Supermarket chain Safeway and its Vons stores have been sued twice in the last decade by the state of California for overcharging customers. Yet, in spite of a court order that penalizes the stores each time it’s caught overcharging, a new report says that customers say it’s still going on.

According to the court order, if an item at Safeway or Vons in California comes up higher than the advertised price, the customer gets a $5 gift card, except for items that cost under $5; those are free. This is limited to one item per customer. All other overpriced items are just reduced to the actual advertised price.

CBS 5 in San Francisco went undercover in five different Safeway stores and was overcharged five times. None of the stores offered to give the shopper the overcharged item for free and two of the Safeways refused when asked.

The shoppers also looked for the signs detailing the policy, which are supposed to be placed in a “conspicuous location in all checkout lanes.” Most of the stores’ signs were hard to locate while one store didn’t even have the signs.

Safeway’s response to the CBS story is pretty hilarious.

It apologized for the overcharges and said the errors have been corrected, without addressing the consumer complaints or the big question of why it’s still overcharging customers after two separate lawsuits.

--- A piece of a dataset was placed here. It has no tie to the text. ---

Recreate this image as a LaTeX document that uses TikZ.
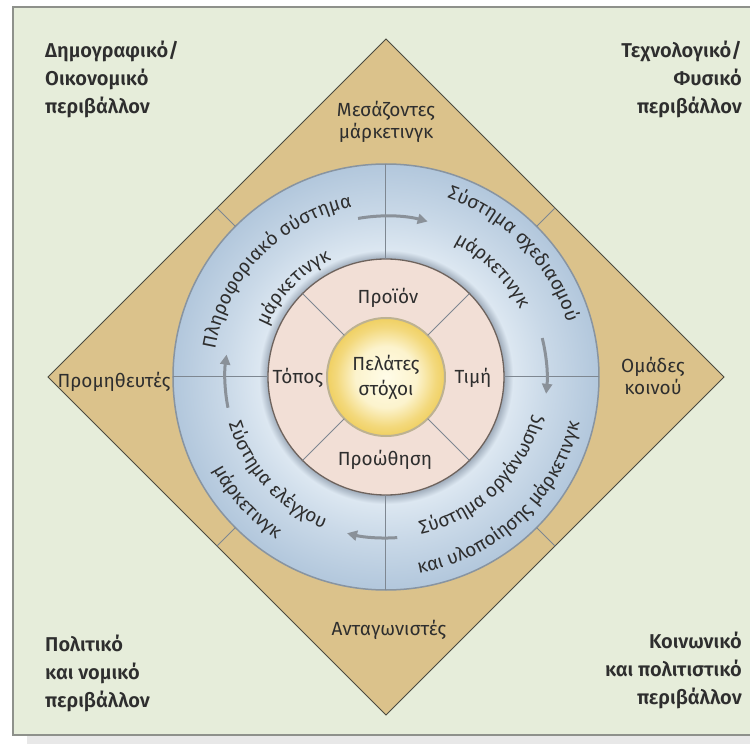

Nor did Safeway comment on why none of the stores offered to give the shoppers their item for free, as per the court orders. And as for those signs that were anything but conspicuously posted, Safeway had to “respectfully disagree” with that opinion.

It gets better.

CBS asked for a way consumers could contact the company to report overcharging or any of the issues related to the court order. Safeway gave them the general 877-SAFEWAY number, but when CBS called, the CSR who answered the phone had no idea about the court order and said that “refunds were at the discretion of store managers.”